Universal pulses for superconducting qudit ladder gates
Boxi Li, F. A. Cárdenas-López, Adrian Lupascu, Felix Motzoi
TL;DR
This work tackles the challenge of fast, high-fidelity qudit control in superconducting transmon ladders by constructing universal, analytic pulses via a recursive DRAG framework. By reducing the dynamics to a four-level effective model that captures dominant leakage channels, the authors derive DRAG2 and DRAG4 corrections that suppress both single- and multi-photon leakage while mitigating phase and amplitude errors. The approach delivers substantial fidelity gains and faster gate times (e.g., π/2 gates reduced to ~10 ns, with target errors around 10^-4) and reveals a universal scaling of the quantum speed limit with the ladder nonlinearity Δ_k, independent of level-specific details. These results provide a scalable path to high-fidelity qudit operations across various hardware and leakage channels, with practical calibration guidance and applicability to other ladder-structured quantum systems.
Abstract
Qudits, generalizations of qubits to multi-level quantum systems, offer enhanced computational efficiency by encoding more information per lattice cell, avoiding costly swap operations and providing even exponential speedup in some cases. Utilizing the $d$-level manifold, however, requires high-speed gate operations because of the stronger decoherence at higher levels. While analytical control methods have proven effective for qubits in achieving fast gates with minimal control errors, their extension to qudits is nontrivial due to the increased complexity of the energy level structure arising from additional ancillary states.
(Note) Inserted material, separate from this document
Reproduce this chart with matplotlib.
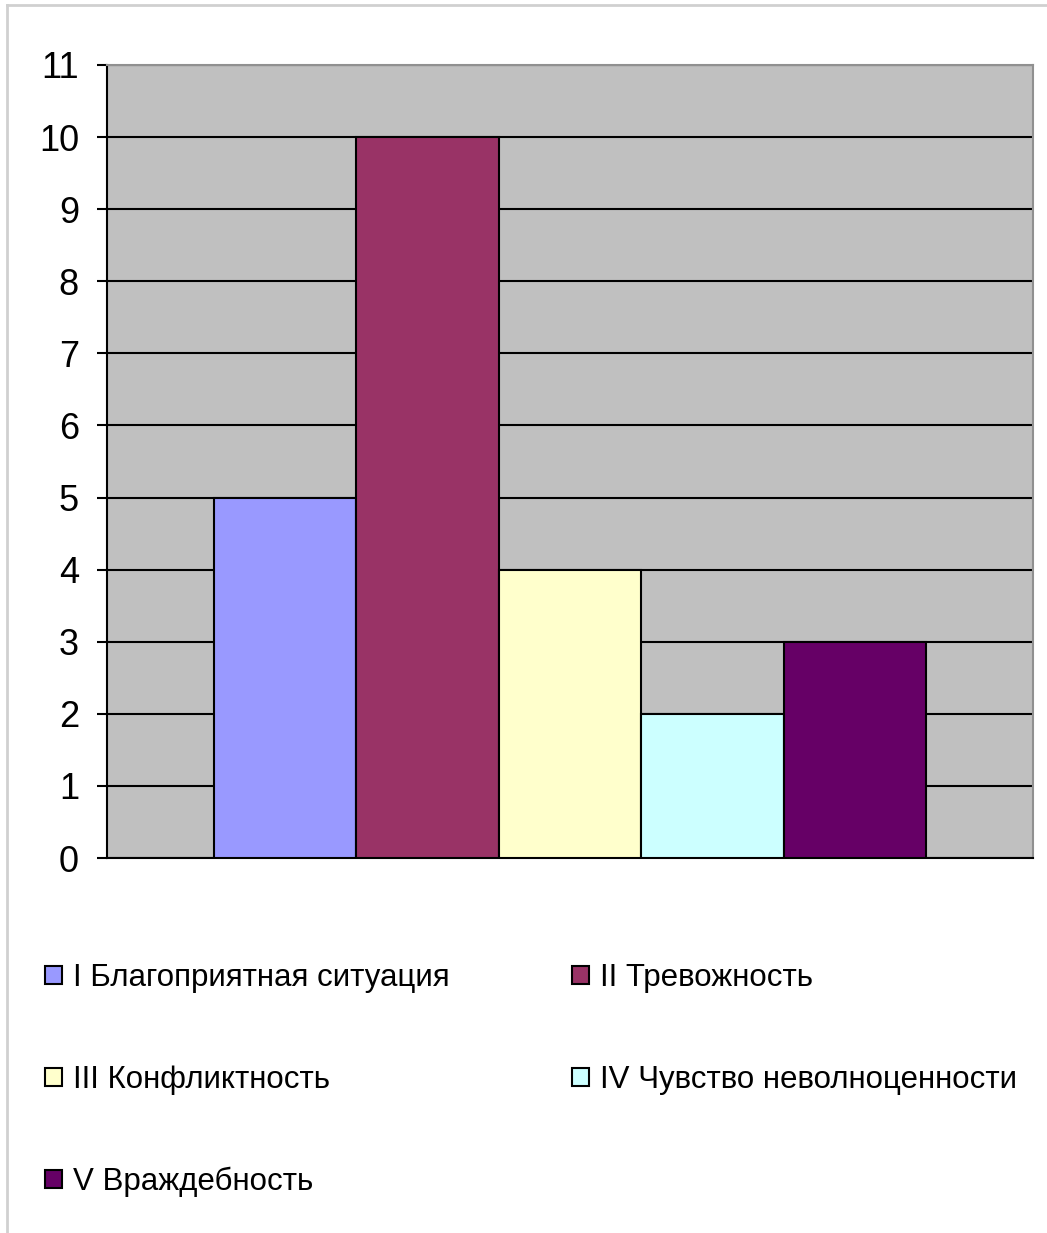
import numpy as np
import matplotlib.pyplot as plt
from matplotlib.lines import Line2D

plt.rcParams['font.family'] = ['Liberation Sans', 'DejaVu Sans']

labels = ['I Благоприятная ситуация', 'II Тревожность', 'III Конфликтность',
          'IV Чувство неволноценности', 'V Враждебность']
values = [5, 10, 4, 2, 3]
colors = ['#9999FF', '#993366', '#FFFFCC', '#CCFFFF', '#660066']
yticks = list(range(0, 12))

fig = plt.figure(figsize=(10.47, 12.33), dpi=100)
ax = fig.add_axes([107/1047, 1 - 858/1233, 926/1047, 793/1233])

# Excel-style gap width 150%: one category, five series
n = len(values)
w = 1.0 / (n + 1.5)
x0 = 0.75 * w
bars = []
for i, (v, c, lab) in enumerate(zip(values, colors, labels)):
    b = ax.bar(x0 + i * w, v, width=w, align='edge', color=c,
               edgecolor='black', linewidth=1.5, label=lab, zorder=3)
    bars.append(b)

ax.set_xlim(0, 1)
ax.set_ylim(0, 11)
ax.set_facecolor('#C0C0C0')
ax.set_yticks(yticks)
ax.set_xticks([])
ax.yaxis.grid(True, color='black', linewidth=1.5, zorder=1)
ax.set_axisbelow(True)
ax.tick_params(axis='y', length=7.2, width=1.5, labelsize=26, pad=13)
for s in ['top', 'right']:
    ax.spines[s].set_color('#909090')
    ax.spines[s].set_linewidth(1.5)
for s in ['left', 'bottom']:
    ax.spines[s].set_color('black')
    ax.spines[s].set_linewidth(1.5)

# legend laid out in two columns, rows I/II, III/IV, V
kw = dict(frameon=False, fontsize=22.5, handlelength=0.54, handleheight=0.54,
          handletextpad=0.35, labelspacing=2.3, borderaxespad=0, borderpad=0)
leg1 = fig.legend([bars[0], bars[2], bars[4]], [labels[0], labels[2], labels[4]],
                  loc='upper left', bbox_to_anchor=(45/1047, 1 - 963/1233), **kw)
leg2 = fig.legend([bars[1], bars[3]], [labels[1], labels[3]],
                  loc='upper left', bbox_to_anchor=(572/1047, 1 - 963/1233), **kw)

# outer chart border
fig.add_artist(Line2D([7/1047, 7/1047], [0, 1 - 5/1233], transform=fig.transFigure,
                      color='#D0D0D0', linewidth=2))
fig.add_artist(Line2D([7/1047, 1], [1 - 5/1233, 1 - 5/1233], transform=fig.transFigure,
                      color='#D0D0D0', linewidth=2))

fig.savefig('out.png', dpi=100)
In this work, we present a universal pulse construction for generating rapid, high-fidelity unitary rotations between adjacent qudit levels, thereby providing a prescription for any gate in $SU(d)$. Control errors in these operations are effectively analyzed within a four-level subspace, including two leakage levels with approximately opposite detuning. By identifying the optimal degrees of freedom, we derive concise analytical pulse schemes that suppress multiple control errors and outperform existing methods. Remarkably, our approach achieves consistent coherent error scaling across all levels, approaching the quantum speed limit independently of parameter variations between levels. Validation on transmon circuits demonstrates significant improvements in gate fidelity for various qudit sizes aiming for $10^{-4}$ error. This method provides a scalable solution for improving qudit control and can be broadly applied to other quantum systems with ladder structures or operations involving multiple ancillary levels.